El sacerdote que, inmediatamente después de celebrar su Misa, tiene que oír confesiones, asistir a funerales o dar catecismo a los niños, no debe descorazonarse si sus ministerios le impiden recogerse como quisiera. Que se persuada, por el contrario, de estas dos verdades: estos ministerios son, en realidad, una prolongación del sacrificio, ya que aplican a las almas los frutos de la redención; y por eso son una especie de manifestación del amor que profesamos a Cristo en la persona de sus miembros. Además, que ya el hecho de recibir respetuosamente la Eucaristía y el recitar con piedad las diversas oraciones con que termina la Misa es de por sí una verdadera acción de gracias. Es cierto que ordinariamente las fórmulas de las post-comuniones no expresan explícitamente un sentimiento de agradecimiento; en ellas solemos pedir una participación en los frutos del sacramento. Pero, con todo, estas súplicas suelen significar la alta estima que tenemos del don divino, y con ello son un testimonio de nuestro profundo agradecimiento.

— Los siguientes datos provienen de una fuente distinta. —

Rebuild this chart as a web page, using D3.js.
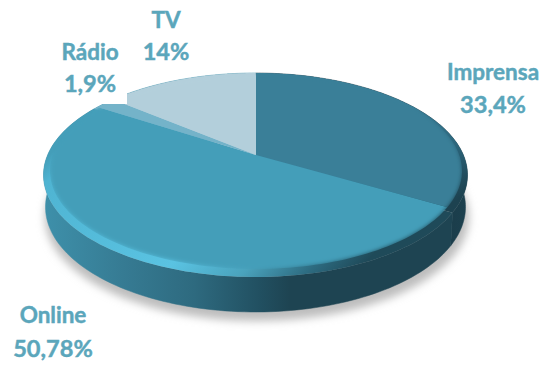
<!DOCTYPE html>
<html>
<head>
<meta charset="utf-8">
<script src="https://cdn.jsdelivr.net/npm/d3@7/dist/d3.min.js"></script>
<style>
html,body{margin:0;padding:0;background:#fff;}
svg{display:block;}
text{font-family:Lato,"Open Sans",sans-serif;font-weight:700;fill:#5ba6bb;stroke:#5ba6bb;stroke-width:0.45px;text-anchor:middle;font-size:22.5px;}
text.share{font-size:23.6px;}
</style>
</head>
<body>
<svg id="chart" width="549" height="365"></svg>
<script>
const categories = ["Imprensa", "Online", "Rádio", "TV"];
const values = [33.4, 50.78, 1.9, 14];
const valueLabels = ["33,4%", "50,78%", "1,9%", "14%"];
const faceColors = ["#3a7f98", "#449eb9", "#74b3c9", "#b3cfdb"];
const labelCenters = [[493, 80, 113], [53, 323, 357], [90, 60, 92], [166, 28, 60]];

const svg = d3.select("#chart");
const defs = svg.append("defs");

// Tilted disc: a homography of the unit circle, with the hub off the ellipse centre
const hub = [256, 155], faceTop = 73, faceBottom = 269, faceRx = 206;
const c = (faceTop + faceBottom - 2 * hub[1]) / (faceBottom - faceTop);
const a = faceTop * (1 + c) - hub[1];
const R = faceRx * Math.sqrt(1 - c * c);
const facePoint = t => {
  const u = Math.sin(t), v = Math.cos(t), w = 1 + c * v;
  return [hub[0] + R * u / w, (a * v + hub[1]) / w];
};
// Outer rim and lower wall edge are rescaled copies of the face outline
const refit = (cx, cy, rx, ry) => ([x, y]) => [
  cx + (x - hub[0]) * rx / faceRx,
  cy + (y - (faceTop + faceBottom) / 2) * ry / ((faceBottom - faceTop) / 2)
];
const toRim = refit(255.5, 175, 212, 102);
const rimPoint = t => toRim(facePoint(t));
const wallPoint = t => refit(255.5, 207, 210, 105)(facePoint(t));
const shadowPoint = t => refit(257, 217, 212, 104)(facePoint(t));

const arcs = d3.pie().sort(null).value(d => d)(values);
const line = d3.line().curve(d3.curveLinear);
const sweep = (s, e) => d3.range(0, 121).map(i => s + (e - s) * i / 120);
const wedge = (d, pt, apex) => line([apex, ...sweep(d.startAngle, d.endAngle).map(pt)]) + "Z";
const band = (d, p, q) => {
  const ts = sweep(d.startAngle, d.endAngle);
  return line([...ts.map(p), ...ts.slice().reverse().map(q)]) + "Z";
};
const whole = pt => line(sweep(0, 2 * Math.PI).map(pt)) + "Z";

function gradient(id, x1, y1, x2, y2, stops) {
  const g = defs.append("linearGradient").attr("id", id)
    .attr("gradientUnits", "userSpaceOnUse")
    .attr("x1", x1).attr("y1", y1).attr("x2", x2).attr("y2", y2);
  stops.forEach(([o, col]) => g.append("stop").attr("offset", o).attr("stop-color", col));
}
gradient("wallOnline", 44, 0, 440, 0, [[0, "#3e90aa"], [0.2, "#367b93"], [0.38, "#2e6a7f"], [0.55, "#214f60"], [0.62, "#1e4452"], [1, "#1e4452"]]);
gradient("wallPrint", 436, 0, 467, 0, [[0, "#1a3b48"], [1, "#1c404e"]]);
// The rim catches light at the lower left and falls into shade towards the lower right
gradient("rimOnline", 70, 110, 470, 510, [[0, "#449eb9"], [0.03, "#449eb9"], [0.06, "#4fb4d2"], [0.32, "#5ac3e2"], [0.42, "#4aa3bd"], [0.5, "#2d6b80"], [0.56, "#1f4a59"], [1, "#1f4a59"]]);
gradient("rimPrint", 410, 110, 470, 190, [[0, "#3a7f98"], [0.55, "#2c667c"], [1, "#1d4250"]]);

defs.append("filter").attr("id", "soft").attr("x", "-10%").attr("y", "-10%").attr("width", "120%").attr("height", "120%")
  .append("feGaussianBlur").attr("stdDeviation", 4);
defs.append("filter").attr("id", "edge").attr("x", "-5%").attr("y", "-5%").attr("width", "110%").attr("height", "110%")
  .append("feGaussianBlur").attr("stdDeviation", 2.2);
defs.append("mask").attr("id", "faceMask").attr("maskUnits", "userSpaceOnUse")
  .attr("x", 0).attr("y", 0).attr("width", 549).attr("height", 365)
  .append("path").attr("d", whole(facePoint)).attr("fill", "#fff").attr("filter", "url(#edge)");

// Drop shadow under the disc
svg.append("path")
  .attr("d", whole(shadowPoint))
  .attr("fill", "#bdbdbd").attr("filter", "url(#soft)");

// Side wall
const wallFill = ["url(#wallPrint)", "url(#wallOnline)", "#3e90aa", "#3e90aa"];
svg.append("g").selectAll("path").data(arcs).join("path")
  .attr("d", d => band(d, rimPoint, wallPoint))
  .attr("fill", (d, i) => wallFill[i])
  .attr("stroke", (d, i) => wallFill[i])
  .attr("stroke-width", 0.5);

// Bevelled rim of the top surface
const rimFill = ["url(#rimPrint)", "url(#rimOnline)", faceColors[2], faceColors[3]];
svg.append("g").selectAll("path").data(arcs).join("path")
  .attr("d", d => wedge(d, rimPoint, toRim(hub)))
  .attr("fill", (d, i) => rimFill[i]);

// Flat top surface
svg.append("g").attr("mask", "url(#faceMask)").selectAll("path").data(arcs).join("path")
  .attr("d", d => wedge(d, facePoint, hub))
  .attr("fill", (d, i) => faceColors[i]);

// White backing of the Rádio label, which overlaps the disc edge
svg.append("rect").attr("x", 40).attr("y", 40).attr("width", 87).attr("height", 64).attr("fill", "#fff");

// Category and share labels
const labels = svg.append("g").selectAll("g").data(categories).join("g");
labels.append("text").attr("x", (d, i) => labelCenters[i][0]).attr("y", (d, i) => labelCenters[i][1]).text(d => d);
labels.append("text").attr("class", "share").attr("x", (d, i) => labelCenters[i][0]).attr("y", (d, i) => labelCenters[i][2]).text((d, i) => valueLabels[i]);
</script>
</body>
</html>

Independientemente del valor de acción de gracias que tiene la santa Misa en sí misma, importa muchísimo, aún más, es necesario que después de haber celebrado, y en cuanto lo permitan las circunstancias, el sacerdote se ocupe en dar gracias al Señor, porque nunca debemos olvidar que en estos benditos momentos el Hijo de las complacencias que habita in sinu Patris, reposa in sinu peccatoris.